▶ _Problem requirements_: With the images removed, repeat the data below exactly.

▶ _Source material_:

================

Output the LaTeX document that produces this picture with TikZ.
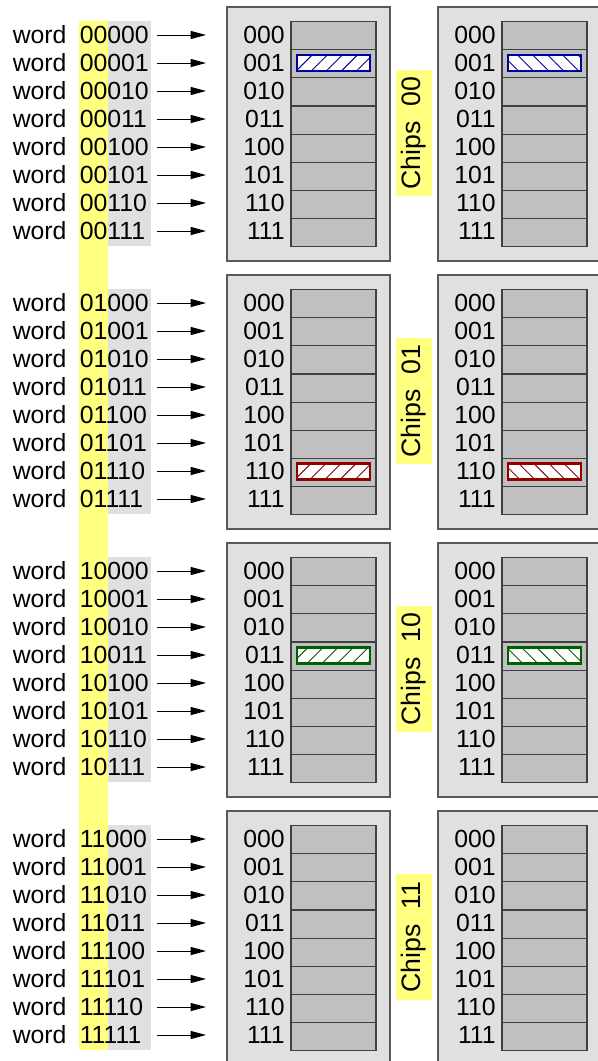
\documentclass[tikz,border=0pt]{standalone}
\usepackage{fontspec}
\setmainfont{Liberation Sans}
\usetikzlibrary{arrows.meta,patterns.meta}
\definecolor{hl}{HTML}{FFFF80}
\definecolor{bitbg}{HTML}{E0E0E0}
\definecolor{boxbg}{HTML}{E0E0E0}
\definecolor{cellbg}{HTML}{C0C0C0}
\definecolor{hblue}{HTML}{0000A0}
\definecolor{hred}{HTML}{900000}
\definecolor{hgreen}{HTML}{006000}
\tikzset{
  txt/.style={inner sep=0pt, font=\fontsize{18.6}{20}\selectfont},
  arr/.style={-{Triangle[length=11.5pt,width=6pt]}, line width=0.75pt},
  chipbox/.style={fill=boxbg, draw=black!65, line width=1pt},
  cell/.style={fill=cellbg, draw=black!75, line width=0.9pt},
  chiplabel/.style={fill=hl, rotate=90, minimum width=94.5pt, minimum height=27pt, inner sep=0pt, font=\fontsize{20}{22}\selectfont},
  hatchbox/.style={draw=#1, line width=2pt},
}
\newcommand{\hatchcell}[4]{% x, y, colour, angle
  \fill[white] (#1,#2-8) rectangle ++(73,16);
  \path[pattern={Lines[angle=#4,distance=8pt,line width=0.7pt]}, pattern color=#3] (#1,#2-8) rectangle ++(73,16);
  \draw[hatchbox=#3] (#1,#2-8) rectangle ++(73,16);
}
\begin{document}
\begin{tikzpicture}[x=0.75pt,y=-0.75pt]
\clip (0,0) rectangle (598,1061);
\fill[white] (0,0) rectangle (598,1061);
% yellow stripe of high bits
\fill[hl] (79,21) rectangle (108,1050);
\foreach \g/\gb in {0/00,1/01,2/10,3/11} {
  \pgfmathsetmacro\yz{35+268*\g}
  \fill[bitbg] (108,\yz-14) rectangle (151,\yz+7*28+15);
  % chip boxes
  \foreach \s in {0,1} {
    \draw[chipbox] (227+211*\s,\yz-28) rectangle ++(163,254);
    \foreach \r/\rb in {0/000,1/001,2/010,3/011,4/100,5/101,6/110,7/111} {
      \draw[cell] (291+211*\s,\yz-13.5+28.15*\r) rectangle ++(85,28.15);
      \node[txt, anchor=base east] (lab-\g-\s-\r) at (285+211*\s,\yz+28*\r+8.8) {\rb};
    }
  }
  \node[chiplabel] (cl-\g) at (414,\yz+98) {Chips\ \ \gb};
  % words
  \foreach \r/\rb in {0/000,1/001,2/010,3/011,4/100,5/101,6/110,7/111} {
    \node[txt, anchor=base west] (w-\g-\r) at (12.5,\yz+28*\r+8.8) {word};
    \node[txt, anchor=base west] (b-\g-\r) at (79.5,\yz+28*\r+8.8) {\gb\rb};
    \coordinate (as-\g-\r) at (157,\yz+28*\r);
    \coordinate (ae-\g-\r) at (206,\yz+28*\r);
    \draw[arr] (as-\g-\r) -- (ae-\g-\r);
  }
}
% hatched (selected) words
\hatchcell{297}{63}{hblue}{45}
\hatchcell{508}{63}{hblue}{-45}
\hatchcell{297}{471.5}{hred}{45}
\hatchcell{508}{471.5}{hred}{-45}
\hatchcell{297}{655.5}{hgreen}{45}
\hatchcell{508}{655.5}{hgreen}{-45}
\end{tikzpicture}
\end{document}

================

▶ _Result_:
Output the LaTeX document that produces this picture with TikZ.
\documentclass[tikz,border=0pt]{standalone}
\usepackage{fontspec}
\setmainfont{Liberation Sans}
\usetikzlibrary{arrows.meta,patterns.meta}
\definecolor{hl}{HTML}{FFFF80}
\definecolor{bitbg}{HTML}{E0E0E0}
\definecolor{boxbg}{HTML}{E0E0E0}
\definecolor{cellbg}{HTML}{C0C0C0}
\definecolor{hblue}{HTML}{0000A0}
\definecolor{hred}{HTML}{900000}
\definecolor{hgreen}{HTML}{006000}
\tikzset{
  txt/.style={inner sep=0pt, font=\fontsize{18.6}{20}\selectfont},
  arr/.style={-{Triangle[length=11.5pt,width=6pt]}, line width=0.75pt},
  chipbox/.style={fill=boxbg, draw=black!65, line width=1pt},
  cell/.style={fill=cellbg, draw=black!75, line width=0.9pt},
  chiplabel/.style={fill=hl, rotate=90, minimum width=94.5pt, minimum height=27pt, inner sep=0pt, font=\fontsize{20}{22}\selectfont},
  hatchbox/.style={draw=#1, line width=2pt},
}
\newcommand{\hatchcell}[4]{% x, y, colour, angle
  \fill[white] (#1,#2-8) rectangle ++(73,16);
  \path[pattern={Lines[angle=#4,distance=8pt,line width=0.7pt]}, pattern color=#3] (#1,#2-8) rectangle ++(73,16);
  \draw[hatchbox=#3] (#1,#2-8) rectangle ++(73,16);
}
\begin{document}
\begin{tikzpicture}[x=0.75pt,y=-0.75pt]
\clip (0,0) rectangle (598,1061);
\fill[white] (0,0) rectangle (598,1061);
% yellow stripe of high bits
\fill[hl] (79,21) rectangle (108,1050);
\foreach \g/\gb in {0/00,1/01,2/10,3/11} {
  \pgfmathsetmacro\yz{35+268*\g}
  \fill[bitbg] (108,\yz-14) rectangle (151,\yz+7*28+15);
  % chip boxes
  \foreach \s in {0,1} {
    \draw[chipbox] (227+211*\s,\yz-28) rectangle ++(163,254);
    \foreach \r/\rb in {0/000,1/001,2/010,3/011,4/100,5/101,6/110,7/111} {
      \draw[cell] (291+211*\s,\yz-13.5+28.15*\r) rectangle ++(85,28.15);
      \node[txt, anchor=base east] (lab-\g-\s-\r) at (285+211*\s,\yz+28*\r+8.8) {\rb};
    }
  }
  \node[chiplabel] (cl-\g) at (414,\yz+98) {Chips\ \ \gb};
  % words
  \foreach \r/\rb in {0/000,1/001,2/010,3/011,4/100,5/101,6/110,7/111} {
    \node[txt, anchor=base west] (w-\g-\r) at (12.5,\yz+28*\r+8.8) {word};
    \node[txt, anchor=base west] (b-\g-\r) at (79.5,\yz+28*\r+8.8) {\gb\rb};
    \coordinate (as-\g-\r) at (157,\yz+28*\r);
    \coordinate (ae-\g-\r) at (206,\yz+28*\r);
    \draw[arr] (as-\g-\r) -- (ae-\g-\r);
  }
}
% hatched (selected) words
\hatchcell{297}{63}{hblue}{45}
\hatchcell{508}{63}{hblue}{-45}
\hatchcell{297}{471.5}{hred}{45}
\hatchcell{508}{471.5}{hred}{-45}
\hatchcell{297}{655.5}{hgreen}{45}
\hatchcell{508}{655.5}{hgreen}{-45}
\end{tikzpicture}
\end{document}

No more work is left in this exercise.